Written during the battle of Gettysburg, July 1-3, 1863

"When we camped last, we could see the wounded coming in, those that were able to walk, and the cavalry horses coming in riderless. This showed us that something was going on...I think this will be an awful battle very soon and of course we are in for it...It is a sad sight to see the wounded brought in on stretchers, the poor boys all covered with blood & as pale as death.

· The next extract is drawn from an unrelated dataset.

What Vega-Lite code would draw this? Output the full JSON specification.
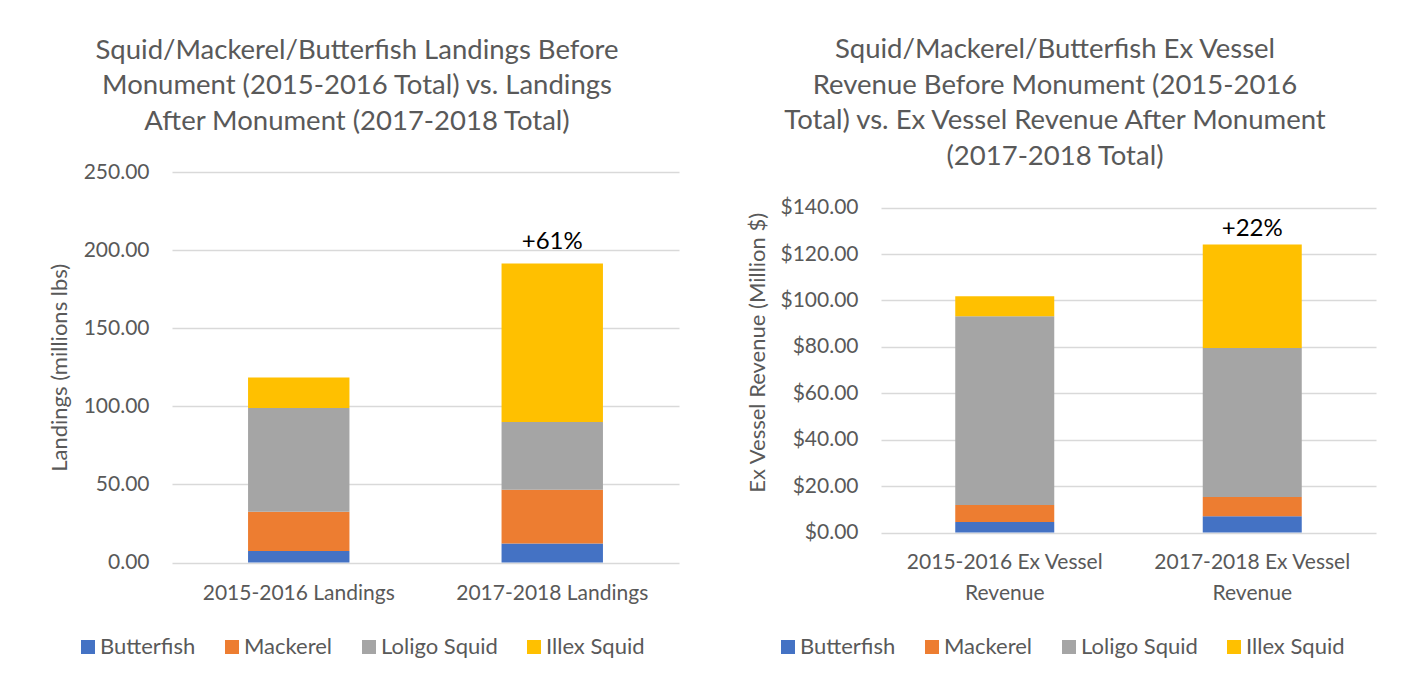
{
  "$schema": "https://vega.github.io/schema/vega-lite/v6.json",
  "background": "white",
  "padding": {"left": 48, "top": 36, "right": 5, "bottom": 5},
  "config": {
    "font": "Lato",
    "view": {"stroke": null},
    "axis": {"labelColor": "#595959", "titleColor": "#595959", "labelFontSize": 21, "titleFontSize": 22, "titleFontWeight": "normal", "gridColor": "#D9D9D9", "gridWidth": 1.3, "domain": false, "ticks": false},
    "title": {"color": "#595959", "fontSize": 27.5, "fontWeight": "normal", "lineHeight": 35.5, "anchor": "middle", "frame": "group"},
    "legend": {"labelColor": "#595959", "labelFontSize": 22, "symbolType": "square", "symbolSize": 196, "symbolStrokeWidth": 0, "labelOffset": 1, "columnPadding": 25, "padding": 0, "direction": "horizontal", "orient": "none", "columns": 4, "labelLimit": 0}
  },
  "datasets": {
    "landings": [
      {"period": "2015-2016 Landings", "species": "Butterfish", "rank": 1, "value": 7.4},
      {"period": "2015-2016 Landings", "species": "Mackerel", "rank": 2, "value": 25.2},
      {"period": "2015-2016 Landings", "species": "Loligo Squid", "rank": 3, "value": 66.3},
      {"period": "2015-2016 Landings", "species": "Illex Squid", "rank": 4, "value": 19.5},
      {"period": "2017-2018 Landings", "species": "Butterfish", "rank": 1, "value": 12.2},
      {"period": "2017-2018 Landings", "species": "Mackerel", "rank": 2, "value": 34.5},
      {"period": "2017-2018 Landings", "species": "Loligo Squid", "rank": 3, "value": 43.3},
      {"period": "2017-2018 Landings", "species": "Illex Squid", "rank": 4, "value": 101.4}
    ],
    "landingsNote": [
      {"period": "2017-2018 Landings", "total": 191.4, "note": "+61%"}
    ],
    "revenue": [
      {"period": "2015-2016 Ex Vessel Revenue", "species": "Butterfish", "rank": 1, "value": 4.6},
      {"period": "2015-2016 Ex Vessel Revenue", "species": "Mackerel", "rank": 2, "value": 7.3},
      {"period": "2015-2016 Ex Vessel Revenue", "species": "Loligo Squid", "rank": 3, "value": 81.3},
      {"period": "2015-2016 Ex Vessel Revenue", "species": "Illex Squid", "rank": 4, "value": 8.6},
      {"period": "2017-2018  Ex Vessel Revenue", "species": "Butterfish", "rank": 1, "value": 7.0},
      {"period": "2017-2018  Ex Vessel Revenue", "species": "Mackerel", "rank": 2, "value": 8.3},
      {"period": "2017-2018  Ex Vessel Revenue", "species": "Loligo Squid", "rank": 3, "value": 64.2},
      {"period": "2017-2018  Ex Vessel Revenue", "species": "Illex Squid", "rank": 4, "value": 44.6}
    ],
    "revenueNote": [
      {"period": "2017-2018  Ex Vessel Revenue", "total": 124.1, "note": "+22%"}
    ]
  },
  "resolve": {"scale": {"color": "independent"}, "legend": {"color": "independent"}},
  "spacing": 67,
  "hconcat": [
    {
      "width": 507,
      "height": 390.6,
      "title": {"text": ["Squid/Mackerel/Butterfish Landings Before", "Monument (2015-2016 Total) vs. Landings", "After Monument (2017-2018 Total)"], "dx": -68.5, "offset": 26},
      "layer": [
        {
          "data": {"name": "landings"},
          "mark": {"type": "bar"},
          "encoding": {
            "x": {"field": "period", "type": "nominal", "sort": null, "title": null, "scale": {"paddingInner": 0.6, "paddingOuter": 0.3}, "axis": {"labelAngle": 0, "labelPadding": 20, "labelLimit": 0, "grid": false}},
            "y": {"field": "value", "type": "quantitative", "stack": "zero", "title": "Landings (millions lbs)", "scale": {"domain": [0, 250], "nice": false}, "axis": {"values": [0, 50, 100, 150, 200, 250], "format": ".2f", "labelPadding": 23, "titlePadding": 12}},
            "order": {"field": "rank", "type": "quantitative", "sort": "ascending"},
            "color": {"field": "species", "type": "nominal", "sort": ["Butterfish", "Mackerel", "Loligo Squid", "Illex Squid"], "scale": {"domain": ["Butterfish", "Mackerel", "Loligo Squid", "Illex Squid"], "range": ["#4472C4", "#ED7D31", "#A5A5A5", "#FFC000"]}, "legend": {"title": null, "legendX": -95, "legendY": 464}}
          }
        },
        {
          "data": {"name": "landingsNote"},
          "mark": {"type": "text", "fontSize": 24, "color": "#000000", "baseline": "alphabetic", "dy": -15},
          "encoding": {
            "x": {"field": "period", "type": "nominal", "sort": null},
            "y": {"field": "total", "type": "quantitative"},
            "text": {"field": "note"}
          }
        }
      ]
    },
    {
      "width": 495,
      "height": 360.6,
      "title": {"text": ["Squid/Mackerel/Butterfish Ex Vessel", "Revenue Before Monument (2015-2016", "Total) vs. Ex Vessel Revenue After Monument", "(2017-2018 Total)"], "dx": -73.5, "offset": 2},
      "layer": [
        {
          "data": {"name": "revenue"},
          "mark": {"type": "bar"},
          "encoding": {
            "x": {"field": "period", "type": "nominal", "sort": null, "title": null, "scale": {"paddingInner": 0.6, "paddingOuter": 0.3}, "axis": {"labelAngle": 0, "labelPadding": 19, "labelLimit": 0, "grid": false, "labelLineHeight": 30.5, "labelExpr": "[replace(datum.label, ' Revenue', ''), 'Revenue']"}},
            "y": {"field": "value", "type": "quantitative", "stack": "zero", "title": "Ex Vessel Revenue (Million $)", "scale": {"domain": [0, 155.34], "nice": false}, "axis": {"values": [0, 20, 40, 60, 80, 100, 120, 140], "format": "$.2f", "labelPadding": 23, "titlePadding": 10}},
            "order": {"field": "rank", "type": "quantitative", "sort": "ascending"},
            "color": {"field": "species", "type": "nominal", "sort": ["Butterfish", "Mackerel", "Loligo Squid", "Illex Squid"], "scale": {"domain": ["Butterfish", "Mackerel", "Loligo Squid", "Illex Squid"], "range": ["#4472C4", "#ED7D31", "#A5A5A5", "#FFC000"]}, "legend": {"title": null, "legendX": -104, "legendY": 464}}
          }
        },
        {
          "data": {"name": "revenueNote"},
          "mark": {"type": "text", "fontSize": 24, "color": "#000000", "baseline": "alphabetic", "dy": -9},
          "encoding": {
            "x": {"field": "period", "type": "nominal", "sort": null},
            "y": {"field": "total", "type": "quantitative"},
            "text": {"field": "note"}
          }
        }
      ]
    }
  ]
}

"Last night at 4 PM we were ordered to march and form in Line of battle on our left. After a great deal of confusion, we got formed and then we were ordered to advance, right in the face of the rebel guns who were firing their grape and canisters into us by wholesale...After a great deal of marching and counter marching, we were ordered to charge on a rebel battery. We were now right in front of our canons, advancing on their guns, the rebel sharpshooters in our rear picking off our officers. This was an awful time the shells taking the men down by ranks. While we were marching, a man was shot, and the Blood was spilling all over my face, it perfectly Blinded me.

"At 1 PM we were shelled by 100 guns, all concentrated on the force supporting the battery. There we laid behind a stone wall, the shells passing over us and killing the men all around me. Three men were killed and thrown across me, covering me with blood. While we were laying here, a shell struck a stone in the wall and killed a man throwing the man across my legs and the stone striking me in the back & doubling me up.

"We have got about 18 men now in the Company fit for duty and 150 in the Regiment. We went in the fight with over 400, and have yet now 150."